▶ **DATA SHOWN**:
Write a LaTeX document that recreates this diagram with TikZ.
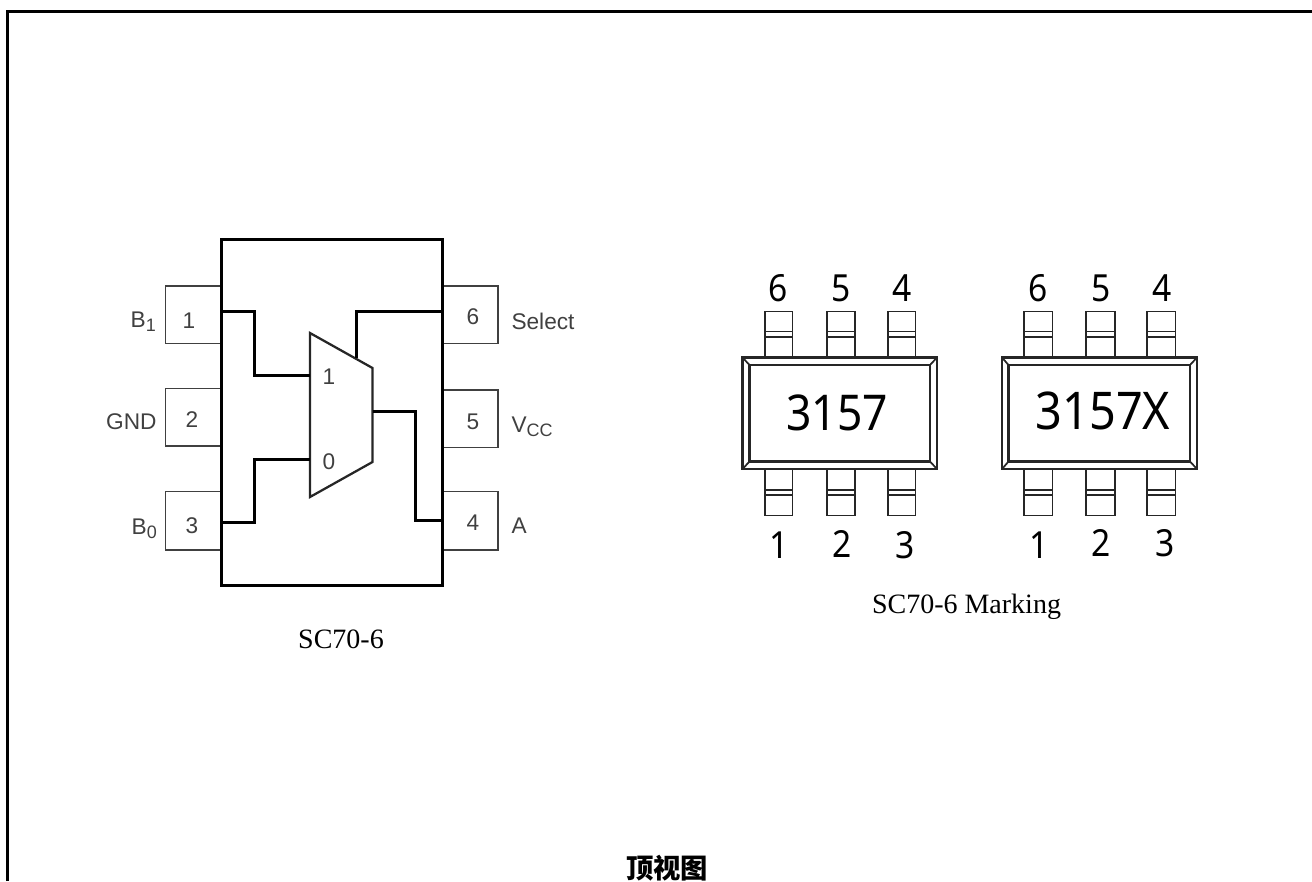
\documentclass[tikz,border=0pt]{standalone}
\usepackage{fontspec}
\setmainfont{Liberation Serif}
\setsansfont{Liberation Sans}
\newfontfamily\markfont[FakeStretch=0.9]{Noto Sans}
\newfontfamily\cjk{Noto Sans CJK SC}
\newcommand{\pinsub}[1]{$_{\mbox{\fontsize{13.5}{15}\selectfont #1}}$}
\tikzset{every picture/.style={line width=0.75pt}}
\tikzset{
	body/.style={line width=2.2pt},
	wire/.style={line width=2.2pt},
	pinbox/.style={draw=black!75,line width=1pt},
	lead/.style={draw=black!85,line width=1.3pt},
	case/.style={draw=black!85,line width=1.8pt},
	pinlabel/.style={inner sep=0pt,font=\sffamily\fontsize{17}{19}\selectfont,text=black!75},
	marknum/.style={inner sep=0.75pt,font=\markfont\fontsize{28}{31}\selectfont},
	marktext/.style={inner sep=0.75pt,font=\markfont\fontsize{37}{40}\selectfont},
	caption/.style={inner sep=0.75pt,font=\fontsize{21}{23}\selectfont},
}

\begin{document}
\begin{tikzpicture}[x=0.75pt,y=0.75pt,yscale=-1,xscale=1]
	\useasboundingbox (0,0) rectangle (1312,881);

	%Shape: Frame
	\draw [line width=2.2pt] (7.5,881) -- (7.5,11.5) -- (1312,11.5);

	%Shape: Left pins
	\draw [pinbox] (222,286) -- (165.5,286) -- (165.5,343.5) -- (222,343.5);
	\draw [pinbox] (222,388.5) -- (165.5,388.5) -- (165.5,446) -- (222,446);
	\draw [pinbox] (222,491.5) -- (165.5,491.5) -- (165.5,550) -- (222,550);
	%Shape: Right pins
	\draw [pinbox] (442,286) -- (498,286) -- (498,343.5) -- (442,343.5);
	\draw [pinbox] (442,390) -- (498,390) -- (498,447.5) -- (442,447.5);
	\draw [pinbox] (442,491.5) -- (498,491.5) -- (498,550) -- (442,550);
	%Shape: Package
	\draw [body] (221.5,239.5) rectangle (442.5,585.5);

	%Shape: Mux
	\draw [line width=1.7pt,draw=black!85] (310,333) -- (372.5,368) -- (372.5,462) -- (310,497) -- cycle;
	\coordinate (muxone) at (310,375.5);
	\coordinate (muxzero) at (310,459.5);
	\coordinate (muxsel) at (356.5,358);
	\coordinate (muxout) at (372.5,411.5);
	\coordinate (pinone) at (222,311.5);
	\coordinate (pinthree) at (222,522.5);
	\coordinate (pinsix) at (442,311.5);
	\coordinate (pinfour) at (442,520.5);
	%Shape: Wires
	\draw [wire] (pinone) -| (254.5,375.5) -- (muxone);
	\draw [wire] (pinthree) -| (254.5,459.5) -- (muxzero);
	\draw [wire] (pinsix) -| (muxsel);
	\draw [wire] (pinfour) -| (415.5,411.5) -- (muxout);

	% Text Node
	\node [pinlabel] (numone) at (189,321) {1};
	\node [pinlabel] (numtwo) at (192,420) {2};
	\node [pinlabel] (numthree) at (192,526) {3};
	\node [pinlabel] (numsix) at (473,317) {6};
	\node [pinlabel] (numfive) at (473,422) {5};
	\node [pinlabel] (numfour) at (473,523) {4};
	\node [pinlabel] (muxlabelone) at (329,377) {1};
	\node [pinlabel] (muxlabelzero) at (329,462) {0};
	\node [pinlabel,anchor=base east] (labelbone) at (157,327) {B\pinsub{1}};
	\node [pinlabel,anchor=base east] (labelgnd) at (157,429) {GND};
	\node [pinlabel,anchor=base east] (labelbzero) at (158,534) {B\pinsub{0}};
	\node [pinlabel,anchor=base west] (labelsel) at (511,329) {Select};
	\node [pinlabel,anchor=base west] (labelvcc) at (511,432) {V\pinsub{CC}};
	\node [pinlabel,anchor=base west] (labela) at (511,533) {A};
	\node [caption] (captionleft) at (341,639) {SC70-6};

	%Shape: Marking one, leads
	\draw [lead] (765,357) -- (765,311.5) -- (792.5,311.5) -- (792.5,357) (765,331.5) -- (792.5,331.5) (765,337) -- (792.5,337);
	\draw [lead] (827,357) -- (827,311.5) -- (855,311.5) -- (855,357) (827,331.5) -- (855,331.5) (827,337) -- (855,337);
	\draw [lead] (888,357) -- (888,311.5) -- (915.5,311.5) -- (915.5,357) (888,331.5) -- (915.5,331.5) (888,337) -- (915.5,337);
	\draw [lead] (765,469) -- (765,515.5) -- (792.5,515.5) -- (792.5,469) (765,490) -- (792.5,490) (765,495) -- (792.5,495);
	\draw [lead] (827,469) -- (827,515.5) -- (855,515.5) -- (855,469) (827,490) -- (855,490) (827,495) -- (855,495);
	\draw [lead] (888,469) -- (888,515.5) -- (915.5,515.5) -- (915.5,469) (888,490) -- (915.5,490) (888,495) -- (915.5,495);
	%Shape: Marking one, case
	\draw [case] (742.5,357.5) rectangle (937,469);
	\draw [case] (749.5,365) rectangle (930,461.5);
	\draw [lead] (742.5,357.5) -- (749.5,365) (937,357.5) -- (930,365) (742.5,469) -- (749.5,461.5) (937,469) -- (930,461.5);

	%Shape: Marking two, leads
	\draw [lead] (1024,357) -- (1024,311.5) -- (1052.5,311.5) -- (1052.5,357) (1024,331.5) -- (1052.5,331.5) (1024,337) -- (1052.5,337);
	\draw [lead] (1086,357) -- (1086,311.5) -- (1115,311.5) -- (1115,357) (1086,331.5) -- (1115,331.5) (1086,337) -- (1115,337);
	\draw [lead] (1147,357) -- (1147,311.5) -- (1175.5,311.5) -- (1175.5,357) (1147,331.5) -- (1175.5,331.5) (1147,337) -- (1175.5,337);
	\draw [lead] (1024,469) -- (1024,515.5) -- (1052.5,515.5) -- (1052.5,469) (1024,490) -- (1052.5,490) (1024,495) -- (1052.5,495);
	\draw [lead] (1086,469) -- (1086,515.5) -- (1115,515.5) -- (1115,469) (1086,490) -- (1115,490) (1086,495) -- (1115,495);
	\draw [lead] (1147,469) -- (1147,515.5) -- (1175.5,515.5) -- (1175.5,469) (1147,490) -- (1175.5,490) (1147,495) -- (1175.5,495);
	%Shape: Marking two, case
	\draw [case] (1002,357.5) rectangle (1197,469);
	\draw [case] (1008.5,365) rectangle (1190,461.5);
	\draw [lead] (1002,357.5) -- (1008.5,365) (1197,357.5) -- (1190,365) (1002,469) -- (1008.5,461.5) (1197,469) -- (1190,461.5);

	% Text Node
	\node [marknum] (topsix) at (778,288) {6};
	\node [marknum] (topfive) at (841,288) {5};
	\node [marknum] (topfour) at (902,288) {4};
	\node [marknum] (botone) at (779,545) {1};
	\node [marknum] (bottwo) at (842,544) {2};
	\node [marknum] (botthree) at (905,545) {3};
	\node [marktext] (markone) at (837,413) {3157};
	\node [marknum] (toptwosix) at (1038,288) {6};
	\node [marknum] (toptwofive) at (1101,288) {5};
	\node [marknum] (toptwofour) at (1162,288) {4};
	\node [marknum] (bottwoone) at (1039,545) {1};
	\node [marknum] (bottwotwo) at (1101,543) {2};
	\node [marknum] (bottwothree) at (1165,543) {3};
	\node [marktext,font=\markfont\fontsize{39}{42}\selectfont] (marktwo) at (1103,411) {3157X};
	\node [caption] (captionright) at (966.5,607) {SC70-6 Marking};
	\node [inner sep=0.75pt,font=\cjk\bfseries\fontsize{20.5}{23}\selectfont] (viewlabel) at (667,868) {顶视图};
\end{tikzpicture}
\end{document}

▶ **WHAT TO WORK ON**: Transcribe the material as is, with images omitted.

▶ **FINISHED EXERCISE**:
Write a LaTeX document that recreates this diagram with TikZ.
\documentclass[tikz,border=0pt]{standalone}
\usepackage{fontspec}
\setmainfont{Liberation Serif}
\setsansfont{Liberation Sans}
\newfontfamily\markfont[FakeStretch=0.9]{Noto Sans}
\newfontfamily\cjk{Noto Sans CJK SC}
\newcommand{\pinsub}[1]{$_{\mbox{\fontsize{13.5}{15}\selectfont #1}}$}
\tikzset{every picture/.style={line width=0.75pt}}
\tikzset{
	body/.style={line width=2.2pt},
	wire/.style={line width=2.2pt},
	pinbox/.style={draw=black!75,line width=1pt},
	lead/.style={draw=black!85,line width=1.3pt},
	case/.style={draw=black!85,line width=1.8pt},
	pinlabel/.style={inner sep=0pt,font=\sffamily\fontsize{17}{19}\selectfont,text=black!75},
	marknum/.style={inner sep=0.75pt,font=\markfont\fontsize{28}{31}\selectfont},
	marktext/.style={inner sep=0.75pt,font=\markfont\fontsize{37}{40}\selectfont},
	caption/.style={inner sep=0.75pt,font=\fontsize{21}{23}\selectfont},
}

\begin{document}
\begin{tikzpicture}[x=0.75pt,y=0.75pt,yscale=-1,xscale=1]
	\useasboundingbox (0,0) rectangle (1312,881);

	%Shape: Frame
	\draw [line width=2.2pt] (7.5,881) -- (7.5,11.5) -- (1312,11.5);

	%Shape: Left pins
	\draw [pinbox] (222,286) -- (165.5,286) -- (165.5,343.5) -- (222,343.5);
	\draw [pinbox] (222,388.5) -- (165.5,388.5) -- (165.5,446) -- (222,446);
	\draw [pinbox] (222,491.5) -- (165.5,491.5) -- (165.5,550) -- (222,550);
	%Shape: Right pins
	\draw [pinbox] (442,286) -- (498,286) -- (498,343.5) -- (442,343.5);
	\draw [pinbox] (442,390) -- (498,390) -- (498,447.5) -- (442,447.5);
	\draw [pinbox] (442,491.5) -- (498,491.5) -- (498,550) -- (442,550);
	%Shape: Package
	\draw [body] (221.5,239.5) rectangle (442.5,585.5);

	%Shape: Mux
	\draw [line width=1.7pt,draw=black!85] (310,333) -- (372.5,368) -- (372.5,462) -- (310,497) -- cycle;
	\coordinate (muxone) at (310,375.5);
	\coordinate (muxzero) at (310,459.5);
	\coordinate (muxsel) at (356.5,358);
	\coordinate (muxout) at (372.5,411.5);
	\coordinate (pinone) at (222,311.5);
	\coordinate (pinthree) at (222,522.5);
	\coordinate (pinsix) at (442,311.5);
	\coordinate (pinfour) at (442,520.5);
	%Shape: Wires
	\draw [wire] (pinone) -| (254.5,375.5) -- (muxone);
	\draw [wire] (pinthree) -| (254.5,459.5) -- (muxzero);
	\draw [wire] (pinsix) -| (muxsel);
	\draw [wire] (pinfour) -| (415.5,411.5) -- (muxout);

	% Text Node
	\node [pinlabel] (numone) at (189,321) {1};
	\node [pinlabel] (numtwo) at (192,420) {2};
	\node [pinlabel] (numthree) at (192,526) {3};
	\node [pinlabel] (numsix) at (473,317) {6};
	\node [pinlabel] (numfive) at (473,422) {5};
	\node [pinlabel] (numfour) at (473,523) {4};
	\node [pinlabel] (muxlabelone) at (329,377) {1};
	\node [pinlabel] (muxlabelzero) at (329,462) {0};
	\node [pinlabel,anchor=base east] (labelbone) at (157,327) {B\pinsub{1}};
	\node [pinlabel,anchor=base east] (labelgnd) at (157,429) {GND};
	\node [pinlabel,anchor=base east] (labelbzero) at (158,534) {B\pinsub{0}};
	\node [pinlabel,anchor=base west] (labelsel) at (511,329) {Select};
	\node [pinlabel,anchor=base west] (labelvcc) at (511,432) {V\pinsub{CC}};
	\node [pinlabel,anchor=base west] (labela) at (511,533) {A};
	\node [caption] (captionleft) at (341,639) {SC70-6};

	%Shape: Marking one, leads
	\draw [lead] (765,357) -- (765,311.5) -- (792.5,311.5) -- (792.5,357) (765,331.5) -- (792.5,331.5) (765,337) -- (792.5,337);
	\draw [lead] (827,357) -- (827,311.5) -- (855,311.5) -- (855,357) (827,331.5) -- (855,331.5) (827,337) -- (855,337);
	\draw [lead] (888,357) -- (888,311.5) -- (915.5,311.5) -- (915.5,357) (888,331.5) -- (915.5,331.5) (888,337) -- (915.5,337);
	\draw [lead] (765,469) -- (765,515.5) -- (792.5,515.5) -- (792.5,469) (765,490) -- (792.5,490) (765,495) -- (792.5,495);
	\draw [lead] (827,469) -- (827,515.5) -- (855,515.5) -- (855,469) (827,490) -- (855,490) (827,495) -- (855,495);
	\draw [lead] (888,469) -- (888,515.5) -- (915.5,515.5) -- (915.5,469) (888,490) -- (915.5,490) (888,495) -- (915.5,495);
	%Shape: Marking one, case
	\draw [case] (742.5,357.5) rectangle (937,469);
	\draw [case] (749.5,365) rectangle (930,461.5);
	\draw [lead] (742.5,357.5) -- (749.5,365) (937,357.5) -- (930,365) (742.5,469) -- (749.5,461.5) (937,469) -- (930,461.5);

	%Shape: Marking two, leads
	\draw [lead] (1024,357) -- (1024,311.5) -- (1052.5,311.5) -- (1052.5,357) (1024,331.5) -- (1052.5,331.5) (1024,337) -- (1052.5,337);
	\draw [lead] (1086,357) -- (1086,311.5) -- (1115,311.5) -- (1115,357) (1086,331.5) -- (1115,331.5) (1086,337) -- (1115,337);
	\draw [lead] (1147,357) -- (1147,311.5) -- (1175.5,311.5) -- (1175.5,357) (1147,331.5) -- (1175.5,331.5) (1147,337) -- (1175.5,337);
	\draw [lead] (1024,469) -- (1024,515.5) -- (1052.5,515.5) -- (1052.5,469) (1024,490) -- (1052.5,490) (1024,495) -- (1052.5,495);
	\draw [lead] (1086,469) -- (1086,515.5) -- (1115,515.5) -- (1115,469) (1086,490) -- (1115,490) (1086,495) -- (1115,495);
	\draw [lead] (1147,469) -- (1147,515.5) -- (1175.5,515.5) -- (1175.5,469) (1147,490) -- (1175.5,490) (1147,495) -- (1175.5,495);
	%Shape: Marking two, case
	\draw [case] (1002,357.5) rectangle (1197,469);
	\draw [case] (1008.5,365) rectangle (1190,461.5);
	\draw [lead] (1002,357.5) -- (1008.5,365) (1197,357.5) -- (1190,365) (1002,469) -- (1008.5,461.5) (1197,469) -- (1190,461.5);

	% Text Node
	\node [marknum] (topsix) at (778,288) {6};
	\node [marknum] (topfive) at (841,288) {5};
	\node [marknum] (topfour) at (902,288) {4};
	\node [marknum] (botone) at (779,545) {1};
	\node [marknum] (bottwo) at (842,544) {2};
	\node [marknum] (botthree) at (905,545) {3};
	\node [marktext] (markone) at (837,413) {3157};
	\node [marknum] (toptwosix) at (1038,288) {6};
	\node [marknum] (toptwofive) at (1101,288) {5};
	\node [marknum] (toptwofour) at (1162,288) {4};
	\node [marknum] (bottwoone) at (1039,545) {1};
	\node [marknum] (bottwotwo) at (1101,543) {2};
	\node [marknum] (bottwothree) at (1165,543) {3};
	\node [marktext,font=\markfont\fontsize{39}{42}\selectfont] (marktwo) at (1103,411) {3157X};
	\node [caption] (captionright) at (966.5,607) {SC70-6 Marking};
	\node [inner sep=0.75pt,font=\cjk\bfseries\fontsize{20.5}{23}\selectfont] (viewlabel) at (667,868) {顶视图};
\end{tikzpicture}
\end{document}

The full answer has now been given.